- STATED PROBLEM
Begin with the first line and repeat exactly through the line containing "4.51, 4.56, 4.44, 4.30, 4.245]"; leave every image out.

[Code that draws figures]
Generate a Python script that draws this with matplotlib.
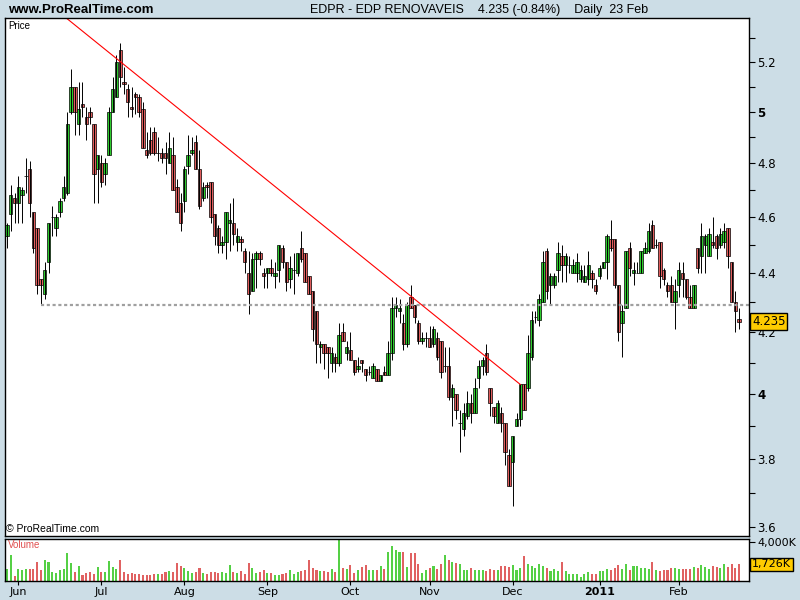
import numpy as np
import pandas as pd
import matplotlib
matplotlib.use("Agg")
import matplotlib.pyplot as plt
from matplotlib.ticker import FixedLocator, NullFormatter

# EDPR daily bars, 27 May 2010 - 23 Feb 2011
dates = pd.bdate_range("2010-05-27", "2011-02-23")

opens = [4.53, 4.61, 4.67, 4.65, 4.68, 4.75, 4.78, 4.62, 4.56, 4.38,
         4.33, 4.44, 4.60, 4.56, 4.62, 4.67, 4.69, 5.00, 5.10, 4.95,
         5.03, 4.98, 5.00, 4.95, 4.78, 4.80, 4.76, 4.83, 5.00, 5.06,
         5.25, 5.12, 5.09, 5.02, 5.07, 5.06, 5.01, 4.85, 4.89, 4.92,
         4.84, 4.84, 4.84, 4.80, 4.83, 4.71, 4.65, 4.66, 4.79, 4.84,
         4.88, 4.78, 4.67, 4.72, 4.73, 4.61, 4.56, 4.50, 4.51, 4.58,
         4.58, 4.51, 4.52, 4.48, 4.40, 4.34, 4.45, 4.47, 4.40, 4.40,
         4.42, 4.39, 4.41, 4.49, 4.44, 4.38, 4.41, 4.40, 4.49, 4.47,
         4.39, 4.34, 4.27, 4.15, 4.16, 4.15, 4.10, 4.12, 4.10, 4.20,
         4.13, 4.14, 4.11, 4.08, 4.11, 4.08, 4.07, 4.05, 4.08, 4.04,
         4.07, 4.06, 4.13, 4.28, 4.27, 4.23, 4.16, 4.32, 4.29, 4.23,
         4.17, 4.18, 4.18, 4.16, 4.18, 4.17, 4.09, 4.09, 3.99, 4.00,
         3.91, 3.89, 3.93, 3.97, 3.94, 4.05, 4.09, 4.13, 4.02, 3.96,
         3.91, 3.94, 3.91, 3.81, 3.79, 3.90, 3.92, 4.03, 4.02, 4.12,
         4.25, 4.24, 4.30, 4.48, 4.36, 4.36, 4.41, 4.46, 4.43, 4.43,
         4.40, 4.40, 4.38, 4.37, 4.38, 4.40, 4.36, 4.39, 4.42, 4.44,
         4.52, 4.52, 4.36, 4.23, 4.28, 4.49, 4.40, 4.40, 4.40, 4.47,
         4.48, 4.57, 4.50, 4.51, 4.41, 4.36, 4.36, 4.30, 4.36, 4.40,
         4.38, 4.32, 4.28, 4.49, 4.46, 4.50, 4.46, 4.51, 4.53, 4.50,
         4.51, 4.56, 4.44, 4.30, 4.245]

highs = [4.58, 4.72, 4.69, 4.75, 4.71, 4.82, 4.81, 4.62, 4.56, 4.38,
         4.44, 4.58, 4.64, 4.61, 4.67, 4.75, 5.00, 5.17, 5.10, 5.12,
         5.12, 5.02, 5.02, 4.95, 4.83, 4.83, 4.82, 5.02, 5.14, 5.23,
         5.28, 5.18, 5.11, 5.10, 5.08, 5.07, 5.04, 4.92, 4.94, 4.94,
         4.90, 4.86, 4.88, 4.92, 4.90, 4.74, 4.69, 4.79, 4.91, 4.90,
         4.91, 4.85, 4.73, 4.73, 4.73, 4.61, 4.57, 4.53, 4.62, 4.65,
         4.67, 4.56, 4.53, 4.49, 4.48, 4.47, 4.48, 4.48, 4.42, 4.42,
         4.45, 4.44, 4.50, 4.50, 4.44, 4.46, 4.47, 4.47, 4.55, 4.47,
         4.39, 4.34, 4.27, 4.17, 4.16, 4.15, 4.15, 4.13, 4.23, 4.23,
         4.17, 4.20, 4.11, 4.12, 4.11, 4.08, 4.09, 4.10, 4.08, 4.06,
         4.09, 4.17, 4.32, 4.32, 4.31, 4.26, 4.30, 4.36, 4.29, 4.24,
         4.20, 4.20, 4.22, 4.22, 4.20, 4.17, 4.15, 4.15, 4.03, 4.00,
         3.95, 3.97, 4.01, 4.00, 4.05, 4.11, 4.12, 4.16, 4.02, 3.96,
         3.98, 3.96, 3.91, 3.83, 3.87, 3.94, 4.03, 4.03, 4.19, 4.27,
         4.27, 4.33, 4.48, 4.49, 4.40, 4.40, 4.51, 4.50, 4.47, 4.46,
         4.45, 4.47, 4.43, 4.43, 4.48, 4.41, 4.38, 4.43, 4.44, 4.54,
         4.59, 4.52, 4.36, 4.29, 4.48, 4.51, 4.44, 4.44, 4.48, 4.51,
         4.58, 4.59, 4.52, 4.51, 4.42, 4.37, 4.39, 4.38, 4.44, 4.44,
         4.38, 4.36, 4.36, 4.49, 4.58, 4.54, 4.56, 4.60, 4.54, 4.56,
         4.58, 4.56, 4.44, 4.34, 4.28]

lows = [4.49, 4.55, 4.58, 4.58, 4.58, 4.69, 4.60, 4.47, 4.33, 4.29,
        4.31, 4.40, 4.53, 4.53, 4.60, 4.66, 4.68, 4.99, 4.91, 4.91,
        4.98, 4.89, 4.95, 4.65, 4.65, 4.71, 4.72, 4.83, 5.00, 5.06,
        5.10, 5.07, 4.98, 4.98, 4.99, 4.98, 4.86, 4.82, 4.83, 4.83,
        4.81, 4.80, 4.76, 4.80, 4.70, 4.62, 4.55, 4.62, 4.76, 4.83,
        4.78, 4.63, 4.66, 4.67, 4.58, 4.50, 4.47, 4.47, 4.45, 4.48,
        4.50, 4.48, 4.48, 4.40, 4.26, 4.34, 4.35, 4.43, 4.35, 4.35,
        4.39, 4.35, 4.37, 4.42, 4.34, 4.35, 4.33, 4.39, 4.44, 4.37,
        4.33, 4.17, 4.10, 4.10, 4.08, 4.05, 4.07, 4.07, 4.09, 4.17,
        4.11, 4.11, 4.06, 4.07, 4.07, 4.04, 4.06, 4.05, 4.04, 4.04,
        4.06, 4.06, 4.11, 4.25, 4.23, 4.14, 4.15, 4.28, 4.23, 4.16,
        4.16, 4.15, 4.15, 4.15, 4.11, 4.05, 4.07, 3.98, 3.90, 3.92,
        3.82, 3.87, 3.92, 3.91, 3.94, 4.02, 4.06, 4.06, 3.93, 3.91,
        3.91, 3.88, 3.78, 3.72, 3.66, 3.90, 3.90, 3.95, 4.01, 4.11,
        4.23, 4.22, 4.30, 4.31, 4.29, 4.35, 4.37, 4.37, 4.37, 4.40,
        4.40, 4.37, 4.37, 4.37, 4.36, 4.35, 4.33, 4.38, 4.42, 4.38,
        4.48, 4.35, 4.17, 4.12, 4.28, 4.39, 4.36, 4.40, 4.40, 4.47,
        4.47, 4.49, 4.49, 4.35, 4.36, 4.32, 4.30, 4.21, 4.32, 4.32,
        4.31, 4.28, 4.28, 4.40, 4.40, 4.40, 4.46, 4.49, 4.45, 4.49,
        4.49, 4.42, 4.30, 4.20, 4.21]

closes = [4.57, 4.68, 4.65, 4.71, 4.70, 4.75, 4.65, 4.49, 4.36, 4.36,
          4.41, 4.58, 4.60, 4.60, 4.66, 4.71, 4.95, 5.10, 5.00, 5.01,
          5.02, 4.95, 4.98, 4.76, 4.83, 4.73, 4.80, 5.00, 5.09, 5.20,
          5.14, 5.11, 5.04, 5.01, 5.06, 5.00, 4.86, 4.83, 4.84, 4.84,
          4.84, 4.82, 4.82, 4.86, 4.70, 4.62, 4.58, 4.78, 4.83, 4.85,
          4.78, 4.64, 4.71, 4.71, 4.60, 4.53, 4.50, 4.51, 4.62, 4.59,
          4.54, 4.53, 4.51, 4.44, 4.33, 4.45, 4.47, 4.45, 4.39, 4.42,
          4.40, 4.40, 4.50, 4.44, 4.37, 4.42, 4.41, 4.47, 4.45, 4.37,
          4.33, 4.21, 4.16, 4.16, 4.13, 4.13, 4.13, 4.10, 4.19, 4.17,
          4.15, 4.11, 4.07, 4.09, 4.10, 4.06, 4.07, 4.09, 4.04, 4.06,
          4.06, 4.13, 4.28, 4.29, 4.28, 4.16, 4.29, 4.28, 4.25, 4.17,
          4.18, 4.18, 4.15, 4.21, 4.12, 4.07, 4.09, 3.99, 4.02, 3.95,
          3.91, 3.94, 3.97, 3.94, 4.02, 4.09, 4.11, 4.07, 3.97, 3.93,
          3.97, 3.91, 3.82, 3.72, 3.87, 3.92, 4.03, 3.95, 4.13, 4.24,
          4.25, 4.31, 4.44, 4.34, 4.39, 4.39, 4.47, 4.43, 4.46, 4.43,
          4.43, 4.44, 4.41, 4.39, 4.43, 4.38, 4.34, 4.42, 4.44, 4.53,
          4.49, 4.36, 4.20, 4.27, 4.48, 4.42, 4.41, 4.40, 4.48, 4.49,
          4.55, 4.49, 4.50, 4.39, 4.38, 4.34, 4.30, 4.34, 4.41, 4.38,
          4.32, 4.28, 4.36, 4.42, 4.53, 4.53, 4.54, 4.50, 4.49, 4.54,
          4.55, 4.46, 4.30, 4.27, 4.235]

# volume in thousands of shares
volumes = [1200, 2660, 500, 1220, 1150, 1200, 1220, 1220, 1940, 1150,
           2120, 1940, 900, 800, 1100, 1200, 2900, 1870, 900, 1500,
           600, 800, 900, 700, 1450, 900, 900, 2020, 1400, 1250,
           2120, 900, 700, 800, 700, 700, 650, 600, 600, 700,
           700, 700, 900, 1000, 900, 1830, 1500, 1300, 1000, 800,
           900, 1300, 800, 700, 900, 900, 800, 900, 800, 1600,
           900, 800, 1000, 700, 1830, 1300, 800, 900, 1100, 800,
           800, 600, 600, 700, 800, 1100, 700, 900, 1000, 1100,
           2150, 1300, 1100, 1000, 1000, 900, 1200, 900, 4300, 1300,
           1200, 1630, 800, 1100, 1400, 1600, 1100, 1100, 1100, 1500,
           1200, 2950, 3560, 3200, 2950, 3000, 1400, 2900, 2900, 1700,
           800, 1100, 1300, 1500, 1200, 1700, 2700, 2200, 2000, 1900,
           1800, 1100, 1100, 1300, 1100, 1100, 1100, 1000, 1200, 1100,
           1100, 1500, 1500, 1400, 1600, 1100, 1300, 2600, 1800, 1500,
           1300, 1800, 1500, 1300, 1000, 1200, 1000, 2000, 1000, 700,
           700, 700, 400, 700, 900, 700, 700, 1000, 1000, 1200,
           1100, 1300, 1600, 1200, 1700, 1100, 1500, 1500, 1300, 1300,
           1200, 2000, 1100, 1000, 1100, 1100, 1300, 1300, 1200, 1200,
           1200, 1200, 1400, 1300, 1600, 1400, 1200, 1500, 1400, 1300,
           1700, 1400, 1800, 1300, 1726]

price_ticks = [3.6, 3.8, 4.0, 4.2, 4.4, 4.6, 4.8, 5.0, 5.2]
price_labels = ["3.6", "3.8", "4", "4.2", "4.4", "4.6", "4.8", "5", "5.2"]

trend_dates = ["2010-06-18", "2010-12-03"]
trend_prices = [5.38, 4.03]
support_date = "2010-06-09"
support_price = 4.29

bg = "#CCDDE6"
green = "#2ECC2E"
red = "#E05C5C"

x = np.arange(len(dates))
o = np.array(opens)
h = np.array(highs)
l = np.array(lows)
c = np.array(closes)
up = c >= o
cols = np.where(up, green, red)
vcols = np.where(up, "#55D045", "#E06262")

fig = plt.figure(figsize=(8, 6), dpi=100, facecolor=bg)
ax = fig.add_axes([5 / 800, 1 - 536 / 600, 744 / 800, 518 / 600])
axv = fig.add_axes([5 / 800, 1 - 581 / 600, 744 / 800, 42 / 600], sharex=ax)

# candles
ax.vlines(x, l, h, color="black", lw=0.7)
ax.bar(x, np.abs(c - o), 0.9, np.minimum(o, c), color=cols,
       edgecolor="black", lw=0.5)

ax.set_yscale("log")
ax.set_ylim(3.575, 5.384)
ax.set_xlim(-0.53, 196.6)

# support line and trend line
si = dates.get_loc(pd.Timestamp(support_date))
ax.hlines(support_price, si, 197, colors="#A0A0A0", lw=1.6,
          linestyles=(0, (1.4, 1.2)))
ti = [dates.get_loc(pd.Timestamp(d)) for d in trend_dates]
ax.plot(ti, trend_prices, color="#FF0000", lw=0.8)

ax.yaxis.tick_right()
ax.yaxis.set_major_locator(FixedLocator(price_ticks))
ax.yaxis.set_minor_locator(FixedLocator([3.7, 3.9, 4.1, 4.3, 4.5, 4.7, 4.9, 5.1, 5.3]))
ax.yaxis.set_minor_formatter(NullFormatter())
ax.set_yticklabels(price_labels)
for lab in ax.get_yticklabels():
    if lab.get_text() in ("4", "5"):
        lab.set_fontweight("bold")
ax.tick_params(axis="y", which="both", direction="out", length=4,
               labelsize=8.5, pad=2, width=0.8)
ax.tick_params(axis="x", bottom=False, labelbottom=False)

ax.text(0.004, 0.995, "Price", transform=ax.transAxes, fontsize=7,
        va="top", ha="left", family="Liberation Sans")
ax.text(0.002, 0.003, "\u00a9 ProRealTime.com", transform=ax.transAxes,
        fontsize=7.5, va="bottom", ha="left", family="Liberation Sans")
ax.text(1.004, 4.235, "4.235", transform=ax.get_yaxis_transform(),
        fontsize=8.5, va="center", ha="left", family="DejaVu Sans",
        bbox=dict(boxstyle="square,pad=0.15", fc="#FFCC00", ec="black", lw=1))

# volume
axv.bar(x, volumes, 0.55, color=vcols, antialiased=False)
axv.set_ylim(0, 4320)
axv.yaxis.tick_right()
axv.yaxis.set_major_locator(FixedLocator([4000]))
axv.yaxis.set_minor_locator(FixedLocator([2000]))
axv.yaxis.set_minor_formatter(NullFormatter())
axv.set_yticklabels(["4,000K"])
axv.tick_params(axis="y", which="both", direction="out", length=4,
                labelsize=8, pad=2, width=0.8)
axv.text(0.004, 0.97, "Volume", transform=axv.transAxes, fontsize=7,
         va="top", ha="left", color="#E05050", family="Liberation Sans")
axv.text(1.004, 1726, "1,726K", transform=axv.get_yaxis_transform(),
         fontsize=8, va="center", ha="left", family="DejaVu Sans",
         bbox=dict(boxstyle="square,pad=0.15", fc="#FFCC00", ec="black", lw=1))

# month ticks
month_pos = []
month_lab = []
prev = None
for i, d in enumerate(dates):
    if prev is not None and d.month != prev:
        month_pos.append(i)
        month_lab.append("2011" if d.month == 1 else d.strftime("%b"))
    prev = d.month
axv.set_xticks(month_pos)
axv.set_xticklabels(month_lab)
for lab in axv.get_xticklabels():
    if lab.get_text() == "2011":
        lab.set_fontweight("bold")
axv.tick_params(axis="x", direction="out", length=3, labelsize=8, pad=1,
                width=0.8)

for a in (ax, axv):
    a.set_facecolor("white")
    for s in a.spines.values():
        s.set_linewidth(1)

fig.text(8 / 800, 1 - 10 / 600, "www.ProRealTime.com", fontsize=9.5,
         fontweight="bold", va="center", ha="left", family="Liberation Sans")
fig.text(310 / 800, 1 - 10 / 600,
         "EDPR - EDP RENOVAVEIS    4.235 (-0.84%)    Daily  23 Feb",
         fontsize=9, va="center", ha="left", family="Liberation Sans")

fig.savefig("out.png", dpi=100, facecolor=bg)
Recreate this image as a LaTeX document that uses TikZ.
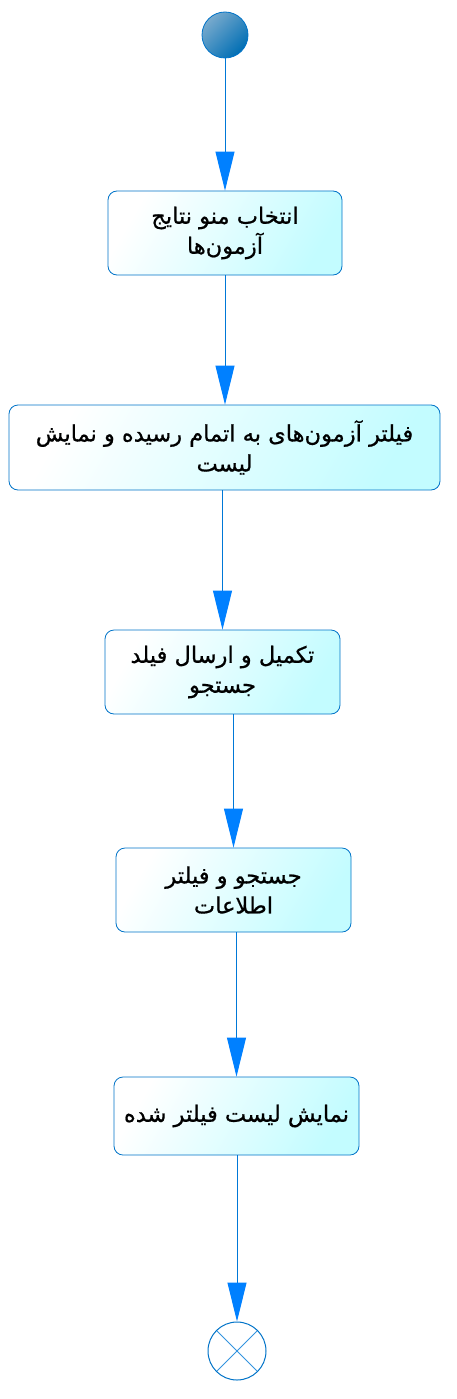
\documentclass[tikz,border=0pt]{standalone}
\usepackage{fontspec}
\usetikzlibrary{arrows.meta}
\TeXXeTstate=1
\newfontfamily\arabicfont[Script=Arabic,FakeBold=0.8]{DejaVu Sans}
\definecolor{linecol}{RGB}{0,120,215}
\definecolor{tipcol}{RGB}{0,128,255}
\definecolor{bordercol}{RGB}{0,115,200}
\definecolor{fillcyan}{RGB}{195,252,255}
\definecolor{ballhi}{RGB}{120,170,205}
\definecolor{balllo}{RGB}{0,110,180}
\tikzset{
  actbox/.style={draw=bordercol, line width=0.8pt, rounded corners=9pt,
    top color=white, bottom color=fillcyan, shading angle=60,
    inner sep=0pt, align=center, font=\arabicfont\fontsize{22.5}{30}\selectfont},
  flow/.style={draw=linecol, line width=1pt, -{Triangle[length=39pt,width=19pt,color=tipcol]}},
  startnode/.style={circle, draw=bordercol, line width=0.8pt, minimum size=46pt, inner sep=0pt,
    top color=ballhi, bottom color=balllo, shading angle=45},
  endnode/.style={circle, draw=bordercol, line width=1pt, minimum size=58pt, inner sep=0pt, fill=white,
    path picture={\draw[linecol!80, line width=0.9pt]
      (path picture bounding box.north west) -- (path picture bounding box.south east)
      (path picture bounding box.north east) -- (path picture bounding box.south west);}}
}
\begin{document}
\begin{tikzpicture}[x=1pt,y=-1pt]
\useasboundingbox (0,0) rectangle (456,1399);
\node[startnode] (start) at (225,35) {};
\node[actbox, minimum width=234pt, minimum height=84pt] (b1) at (225,233)
  {\beginR انتخاب منو نتایج\endR\\\beginR آزمون‌ها\endR};
\node[actbox, minimum width=431pt, minimum height=85pt] (b2) at (224.5,447.5)
  {\beginR فیلتر آزمون‌های به اتمام رسیده و نمایش\endR\\\beginR لیست\endR};
\node[actbox, minimum width=235pt, minimum height=84pt] (b3) at (222.5,672)
  {\beginR تکمیل و ارسال فیلد\endR\\\beginR جستجو\endR};
\node[actbox, minimum width=235pt, minimum height=84pt] (b4) at (233.5,890)
  {\beginR جستجو و فیلتر\endR\\\beginR اطلاعات\endR};
\node[actbox, minimum width=245pt, minimum height=78pt] (b5) at (236.5,1116)
  {\beginR نمایش لیست فیلتر شده\endR};
\node[endnode] (end) at (237,1351) {};
\draw[flow] (start.south) -- (b1.north);
\draw[flow] (b1.south) -- (b1.south |- b2.north);
\draw[flow] (b2.south -| b3.north) -- (b3.north);
\draw[flow] (b3.south -| b4.north) -- (b4.north);
\draw[flow] (b4.south -| b5.north) -- (b5.north);
\draw[flow] (b5.south -| end.north) -- (end.north);
\end{tikzpicture}
\end{document}
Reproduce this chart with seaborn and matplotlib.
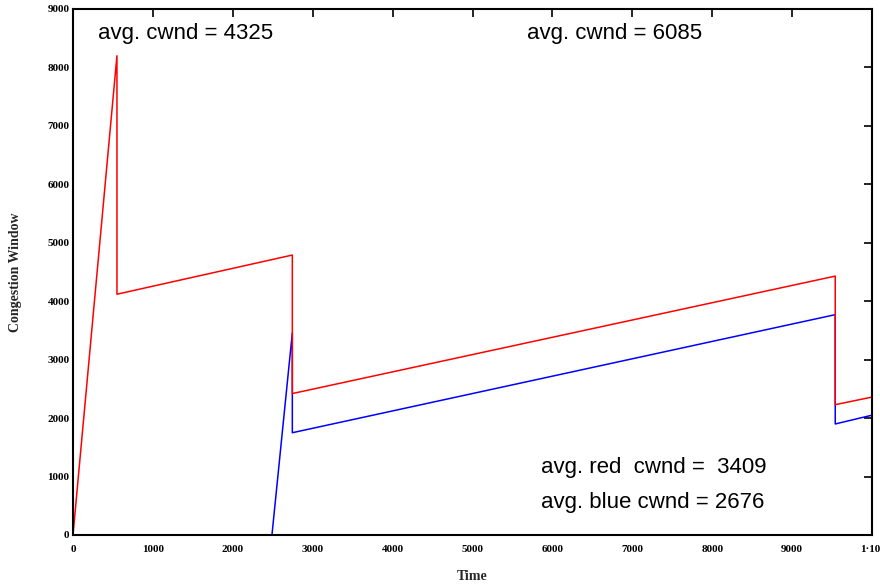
import matplotlib
matplotlib.use("Agg")
import matplotlib.pyplot as plt
import seaborn as sns
import pandas as pd

# Congestion window traces (time, cwnd) for the two flows
red_time = [0, 550, 550, 2745, 2745, 9540, 9540, 10000]
red_cwnd = [0, 8200, 4120, 4790, 2420, 4430, 2230, 2360]

blue_time = [0, 2490, 2745, 2745, 9540, 9540, 10000]
blue_cwnd = [0, 0, 3460, 1750, 3770, 1900, 2050]

x_ticks = [0, 1000, 2000, 3000, 4000, 5000, 6000, 7000, 8000, 9000, 10000]
x_tick_labels = ["0", "1000", "2000", "3000", "4000", "5000", "6000",
                 "7000", "8000", "9000", "1·10⁴"]
y_ticks = [0, 1000, 2000, 3000, 4000, 5000, 6000, 7000, 8000, 9000]

annotations = [
    (0.031, 0.954, "avg. cwnd = 4325"),
    (0.568, 0.954, "avg. cwnd = 6085"),
    (0.586, 0.129, "avg. red  cwnd =  3409"),
    (0.586, 0.061, "avg. blue cwnd = 2676"),
]

red = pd.DataFrame({"time": red_time, "cwnd": red_cwnd})
blue = pd.DataFrame({"time": blue_time, "cwnd": blue_cwnd})

sns.set_style("white")
fig = plt.figure(figsize=(8.8, 5.86), dpi=100)
ax = fig.add_axes([73 / 880, 51 / 586, 799 / 880, 526 / 586])

sns.lineplot(data=blue, x="time", y="cwnd", ax=ax, color="#0000ff",
             sort=False, estimator=None, linewidth=1.1)
sns.lineplot(data=red, x="time", y="cwnd", ax=ax, color="#ff0000",
             sort=False, estimator=None, linewidth=1.1)

ax.set_xlim(0, 10000)
ax.set_ylim(0, 9000)

tick_font = {"family": ["Liberation Serif", "DejaVu Serif"],
             "weight": "bold", "size": 8}
ax.set_xticks(x_ticks)
ax.set_xticklabels(x_tick_labels, fontdict=tick_font)
ax.set_yticks(y_ticks)
ax.set_yticklabels([str(v) for v in y_ticks], fontdict=tick_font)
ax.tick_params(axis="both", direction="in", length=5.5, width=1.2,
               colors="black", top=True, right=True)
ax.tick_params(axis="x", pad=7)
ax.tick_params(axis="y", pad=2.5)

for side in ax.spines.values():
    side.set_visible(True)
    side.set_color("black")
    side.set_linewidth(1.5)

label_font = {"family": "Liberation Serif", "weight": "bold", "size": 10}
ax.set_xlabel("Time", fontdict=label_font, labelpad=12)
ax.set_ylabel("Congestion Window", fontdict=label_font, labelpad=18)
ax.grid(False)

for x, y, s in annotations:
    ax.text(x, y, s, transform=ax.transAxes, ha="left", va="center",
            family="Liberation Sans", fontsize=16, color="black")

fig.savefig("out.png", dpi=100)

- EXERCISE OUTPUT
Generate a Python script that draws this with matplotlib.
import numpy as np
import pandas as pd
import matplotlib
matplotlib.use("Agg")
import matplotlib.pyplot as plt
from matplotlib.ticker import FixedLocator, NullFormatter

# EDPR daily bars, 27 May 2010 - 23 Feb 2011
dates = pd.bdate_range("2010-05-27", "2011-02-23")

opens = [4.53, 4.61, 4.67, 4.65, 4.68, 4.75, 4.78, 4.62, 4.56, 4.38,
         4.33, 4.44, 4.60, 4.56, 4.62, 4.67, 4.69, 5.00, 5.10, 4.95,
         5.03, 4.98, 5.00, 4.95, 4.78, 4.80, 4.76, 4.83, 5.00, 5.06,
         5.25, 5.12, 5.09, 5.02, 5.07, 5.06, 5.01, 4.85, 4.89, 4.92,
         4.84, 4.84, 4.84, 4.80, 4.83, 4.71, 4.65, 4.66, 4.79, 4.84,
         4.88, 4.78, 4.67, 4.72, 4.73, 4.61, 4.56, 4.50, 4.51, 4.58,
         4.58, 4.51, 4.52, 4.48, 4.40, 4.34, 4.45, 4.47, 4.40, 4.40,
         4.42, 4.39, 4.41, 4.49, 4.44, 4.38, 4.41, 4.40, 4.49, 4.47,
         4.39, 4.34, 4.27, 4.15, 4.16, 4.15, 4.10, 4.12, 4.10, 4.20,
         4.13, 4.14, 4.11, 4.08, 4.11, 4.08, 4.07, 4.05, 4.08, 4.04,
         4.07, 4.06, 4.13, 4.28, 4.27, 4.23, 4.16, 4.32, 4.29, 4.23,
         4.17, 4.18, 4.18, 4.16, 4.18, 4.17, 4.09, 4.09, 3.99, 4.00,
         3.91, 3.89, 3.93, 3.97, 3.94, 4.05, 4.09, 4.13, 4.02, 3.96,
         3.91, 3.94, 3.91, 3.81, 3.79, 3.90, 3.92, 4.03, 4.02, 4.12,
         4.25, 4.24, 4.30, 4.48, 4.36, 4.36, 4.41, 4.46, 4.43, 4.43,
         4.40, 4.40, 4.38, 4.37, 4.38, 4.40, 4.36, 4.39, 4.42, 4.44,
         4.52, 4.52, 4.36, 4.23, 4.28, 4.49, 4.40, 4.40, 4.40, 4.47,
         4.48, 4.57, 4.50, 4.51, 4.41, 4.36, 4.36, 4.30, 4.36, 4.40,
         4.38, 4.32, 4.28, 4.49, 4.46, 4.50, 4.46, 4.51, 4.53, 4.50,
         4.51, 4.56, 4.44, 4.30, 4.245]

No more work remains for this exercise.